§ **BRIEF**: Return each line of the data below verbatim; pictures are to be left out.

§ **DATA PROVIDED**:

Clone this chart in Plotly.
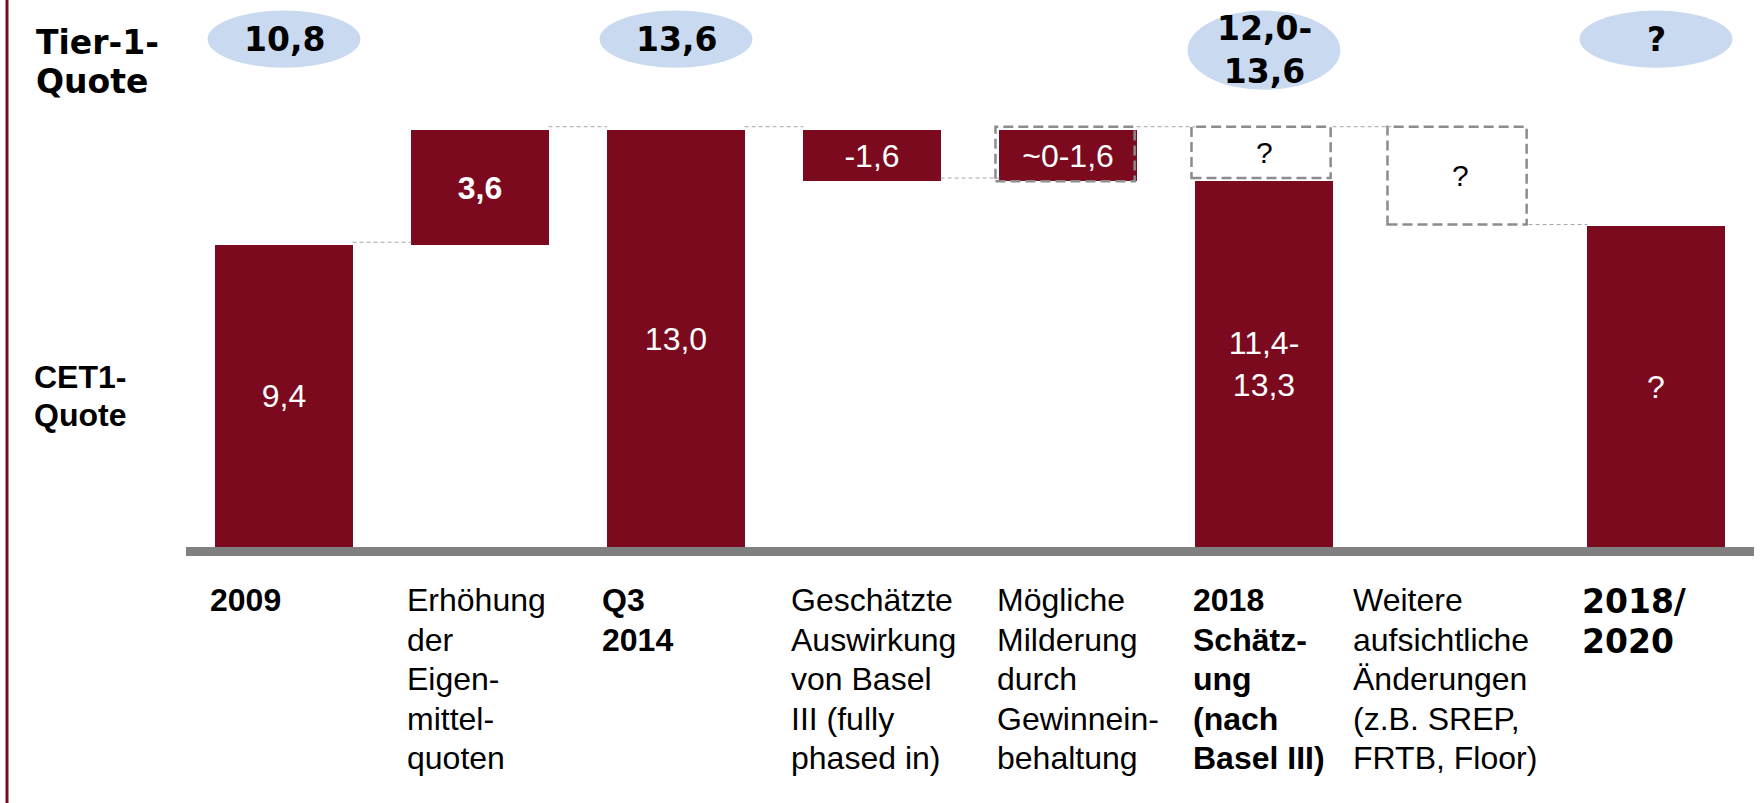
import plotly.graph_objects as go

# column labels under the axis
labels = [
    "2009",
    "Erhöhung<br>der<br>Eigen-<br>mittel-<br>quoten",
    "Q3<br>2014",
    "Geschätzte<br>Auswirkung<br>von Basel<br>III (fully<br>phased in)",
    "Mögliche<br>Milderung<br>durch<br>Gewinnein-<br>behaltung",
    "2018<br>Schätz-<br>ung<br>(nach<br>Basel III)",
    "Weitere<br>aufsichtliche<br>Änderungen<br>(z.B. SREP,<br>FRTB, Floor)",
    "2018/<br>2020",
]
label_bold = [True, False, True, False, False, True, False, True]

# CET1 waterfall: base and height of each bar (None = no filled bar)
bar_base = [0, 9.4, 0, 11.4, 11.4, 0, None, 0]
bar_height = [9.4, 3.6, 13.0, 1.6, 1.6, 11.4, None, 10.0]
bar_text = ["9,4", "<b>3,6</b>", "13,0", "-1,6", "~0-1,6", "11,4-<br>13,3", "", "?"]

# uncertain parts drawn as dashed boxes
box_index = [4, 5, 6]
box_low = [11.4, 11.5, 10.05]
box_high = [13.1, 13.1, 13.1]
box_text = ["", "?", "?"]

# level of the dotted connector between column i and i+1
connector_level = [9.5, 13.1, 13.1, 11.5, 13.1, 13.1, 10.05]

# Tier-1 ratios shown in the ellipses
tier1_index = [0, 2, 5, 7]
tier1_text = ["10,8", "13,6", "12,0-<br>13,6", "?"]

RED = "#7B0A1E"
GREY = "#808080"
ARIAL = "Liberation Sans, Arial, sans-serif"
VERDANA = "DejaVu Sans, Verdana, sans-serif"
HALF = 0.35  # half bar width in category units
LINE_H = 39.6  # px between label lines

x = list(range(len(labels)))

fig = go.Figure()

fig.add_trace(go.Bar(
    x=x,
    y=bar_height,
    base=bar_base,
    width=2 * HALF,
    marker=dict(color=RED, line=dict(width=0)),
    text=bar_text,
    textposition="inside",
    insidetextanchor="middle",
    textangle=0,
    constraintext="none",
    textfont=dict(family=ARIAL, size=32, color="white"),
    hoverinfo="skip",
))

shapes = []
annotations = []

# dotted connectors
for i, lvl in enumerate(connector_level):
    shapes.append(dict(
        type="line", xref="x", yref="y",
        x0=i + HALF, x1=i + 1 - HALF, y0=lvl, y1=lvl,
        line=dict(color="#A6A6A6", width=1, dash="4px,3px"),
    ))

# dashed boxes
for i, lo, hi, t in zip(box_index, box_low, box_high, box_text):
    shapes.append(dict(
        type="rect", xref="x", yref="y", layer="above",
        x0=i - HALF - 0.02, x1=i + HALF - 0.01, y0=lo, y1=hi,
        line=dict(color="#8C8C8C", width=2.5, dash="10px,5px"),
    ))
    if t:
        annotations.append(dict(
            x=i, y=(lo + hi) / 2, xref="x", yref="y", text=t, showarrow=False,
            font=dict(family=ARIAL, size=30, color="black"),
        ))

# Tier-1 ellipses
for i, t in zip(tier1_index, tier1_text):
    tall = "<br>" in t
    y0 = 14.25 if tall else 14.94
    y1 = 16.72
    shapes.append(dict(
        type="circle", xref="x", yref="y", layer="below",
        x0=i - 0.39, x1=i + 0.39, y0=y0, y1=y1,
        fillcolor="#C9D9EF", line=dict(width=0),
    ))
    annotations.append(dict(
        x=i, y=(y0 + y1) / 2, xref="x", yref="y", text=t, showarrow=False,
        font=dict(family=VERDANA, size=33, color="black", weight="bold"),
    ))

# left side row titles
for txt, yv, fam, sh in [("Tier-1-", 15.72, VERDANA, -152), ("Quote", 14.5, VERDANA, -152),
                         ("CET1-", 5.31, ARIAL, -154), ("Quote", 4.11, ARIAL, -154)]:
    annotations.append(dict(
        x=0, y=yv, xref="paper", yref="y", xanchor="left", xshift=sh,
        text=txt, showarrow=False,
        font=dict(family=fam, size=33 if fam == VERDANA else 32, color="black", weight="bold"),
    ))

# column labels, one annotation per line to keep the tight line spacing
label_shift = [-7, -6, -7, -14, -4, -4, -40, -7]
for i, (t, bold, dx) in enumerate(zip(labels, label_bold, label_shift)):
    fam = VERDANA if i == len(labels) - 1 else ARIAL
    for k, line in enumerate(t.split("<br>")):
        annotations.append(dict(
            x=i - HALF, y=0, xref="x", yref="paper", xanchor="left", yanchor="top",
            xshift=dx, yshift=-33 - LINE_H * k, align="left",
            text=f"<b>{line}</b>" if bold else line, showarrow=False,
            font=dict(family=fam, size=33 if fam == VERDANA else 32, color="black"),
        ))

# red rule at the left edge of the slide
shapes.append(dict(
    type="line", xref="paper", yref="paper", xsizemode="pixel", xanchor=0,
    x0=-179, x1=-179, y0=-0.47, y1=1,
    line=dict(color=RED, width=3),
))

fig.update_layout(
    width=1762,
    height=803,
    margin=dict(l=186, r=8, t=0, b=256),
    paper_bgcolor="white",
    plot_bgcolor="white",
    showlegend=False,
    hovermode=False,
    bargap=0,
    shapes=shapes,
    annotations=annotations,
    xaxis=dict(range=[-0.5, 7.5], showticklabels=False, showgrid=False, zeroline=False,
               ticks="", showline=True, linewidth=9, linecolor=GREY, fixedrange=True),
    yaxis=dict(range=[0, 17.05], visible=False, fixedrange=True),
)

fig.write_html(
    "out.html",
    config={"displayModeBar": False},
    post_script="document.body.style.margin='0';document.body.style.overflow='hidden';",
)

§ **FINISHED TASK**:
Clone this chart in Plotly.
import plotly.graph_objects as go

# column labels under the axis
labels = [
    "2009",
    "Erhöhung<br>der<br>Eigen-<br>mittel-<br>quoten",
    "Q3<br>2014",
    "Geschätzte<br>Auswirkung<br>von Basel<br>III (fully<br>phased in)",
    "Mögliche<br>Milderung<br>durch<br>Gewinnein-<br>behaltung",
    "2018<br>Schätz-<br>ung<br>(nach<br>Basel III)",
    "Weitere<br>aufsichtliche<br>Änderungen<br>(z.B. SREP,<br>FRTB, Floor)",
    "2018/<br>2020",
]
label_bold = [True, False, True, False, False, True, False, True]

# CET1 waterfall: base and height of each bar (None = no filled bar)
bar_base = [0, 9.4, 0, 11.4, 11.4, 0, None, 0]
bar_height = [9.4, 3.6, 13.0, 1.6, 1.6, 11.4, None, 10.0]
bar_text = ["9,4", "<b>3,6</b>", "13,0", "-1,6", "~0-1,6", "11,4-<br>13,3", "", "?"]

# uncertain parts drawn as dashed boxes
box_index = [4, 5, 6]
box_low = [11.4, 11.5, 10.05]
box_high = [13.1, 13.1, 13.1]
box_text = ["", "?", "?"]

# level of the dotted connector between column i and i+1
connector_level = [9.5, 13.1, 13.1, 11.5, 13.1, 13.1, 10.05]

# Tier-1 ratios shown in the ellipses
tier1_index = [0, 2, 5, 7]
tier1_text = ["10,8", "13,6", "12,0-<br>13,6", "?"]

RED = "#7B0A1E"
GREY = "#808080"
ARIAL = "Liberation Sans, Arial, sans-serif"
VERDANA = "DejaVu Sans, Verdana, sans-serif"
HALF = 0.35  # half bar width in category units
LINE_H = 39.6  # px between label lines

x = list(range(len(labels)))

fig = go.Figure()

fig.add_trace(go.Bar(
    x=x,
    y=bar_height,
    base=bar_base,
    width=2 * HALF,
    marker=dict(color=RED, line=dict(width=0)),
    text=bar_text,
    textposition="inside",
    insidetextanchor="middle",
    textangle=0,
    constraintext="none",
    textfont=dict(family=ARIAL, size=32, color="white"),
    hoverinfo="skip",
))

shapes = []
annotations = []

# dotted connectors
for i, lvl in enumerate(connector_level):
    shapes.append(dict(
        type="line", xref="x", yref="y",
        x0=i + HALF, x1=i + 1 - HALF, y0=lvl, y1=lvl,
        line=dict(color="#A6A6A6", width=1, dash="4px,3px"),
    ))

# dashed boxes
for i, lo, hi, t in zip(box_index, box_low, box_high, box_text):
    shapes.append(dict(
        type="rect", xref="x", yref="y", layer="above",
        x0=i - HALF - 0.02, x1=i + HALF - 0.01, y0=lo, y1=hi,
        line=dict(color="#8C8C8C", width=2.5, dash="10px,5px"),
    ))
    if t:
        annotations.append(dict(
            x=i, y=(lo + hi) / 2, xref="x", yref="y", text=t, showarrow=False,
            font=dict(family=ARIAL, size=30, color="black"),
        ))

# Tier-1 ellipses
for i, t in zip(tier1_index, tier1_text):
    tall = "<br>" in t
    y0 = 14.25 if tall else 14.94
    y1 = 16.72
    shapes.append(dict(
        type="circle", xref="x", yref="y", layer="below",
        x0=i - 0.39, x1=i + 0.39, y0=y0, y1=y1,
        fillcolor="#C9D9EF", line=dict(width=0),
    ))
    annotations.append(dict(
        x=i, y=(y0 + y1) / 2, xref="x", yref="y", text=t, showarrow=False,
        font=dict(family=VERDANA, size=33, color="black", weight="bold"),
    ))

# left side row titles
for txt, yv, fam, sh in [("Tier-1-", 15.72, VERDANA, -152), ("Quote", 14.5, VERDANA, -152),
                         ("CET1-", 5.31, ARIAL, -154), ("Quote", 4.11, ARIAL, -154)]:
    annotations.append(dict(
        x=0, y=yv, xref="paper", yref="y", xanchor="left", xshift=sh,
        text=txt, showarrow=False,
        font=dict(family=fam, size=33 if fam == VERDANA else 32, color="black", weight="bold"),
    ))

# column labels, one annotation per line to keep the tight line spacing
label_shift = [-7, -6, -7, -14, -4, -4, -40, -7]
for i, (t, bold, dx) in enumerate(zip(labels, label_bold, label_shift)):
    fam = VERDANA if i == len(labels) - 1 else ARIAL
    for k, line in enumerate(t.split("<br>")):
        annotations.append(dict(
            x=i - HALF, y=0, xref="x", yref="paper", xanchor="left", yanchor="top",
            xshift=dx, yshift=-33 - LINE_H * k, align="left",
            text=f"<b>{line}</b>" if bold else line, showarrow=False,
            font=dict(family=fam, size=33 if fam == VERDANA else 32, color="black"),
        ))

# red rule at the left edge of the slide
shapes.append(dict(
    type="line", xref="paper", yref="paper", xsizemode="pixel", xanchor=0,
    x0=-179, x1=-179, y0=-0.47, y1=1,
    line=dict(color=RED, width=3),
))

fig.update_layout(
    width=1762,
    height=803,
    margin=dict(l=186, r=8, t=0, b=256),
    paper_bgcolor="white",
    plot_bgcolor="white",
    showlegend=False,
    hovermode=False,
    bargap=0,
    shapes=shapes,
    annotations=annotations,
    xaxis=dict(range=[-0.5, 7.5], showticklabels=False, showgrid=False, zeroline=False,
               ticks="", showline=True, linewidth=9, linecolor=GREY, fixedrange=True),
    yaxis=dict(range=[0, 17.05], visible=False, fixedrange=True),
)

fig.write_html(
    "out.html",
    config={"displayModeBar": False},
    post_script="document.body.style.margin='0';document.body.style.overflow='hidden';",
)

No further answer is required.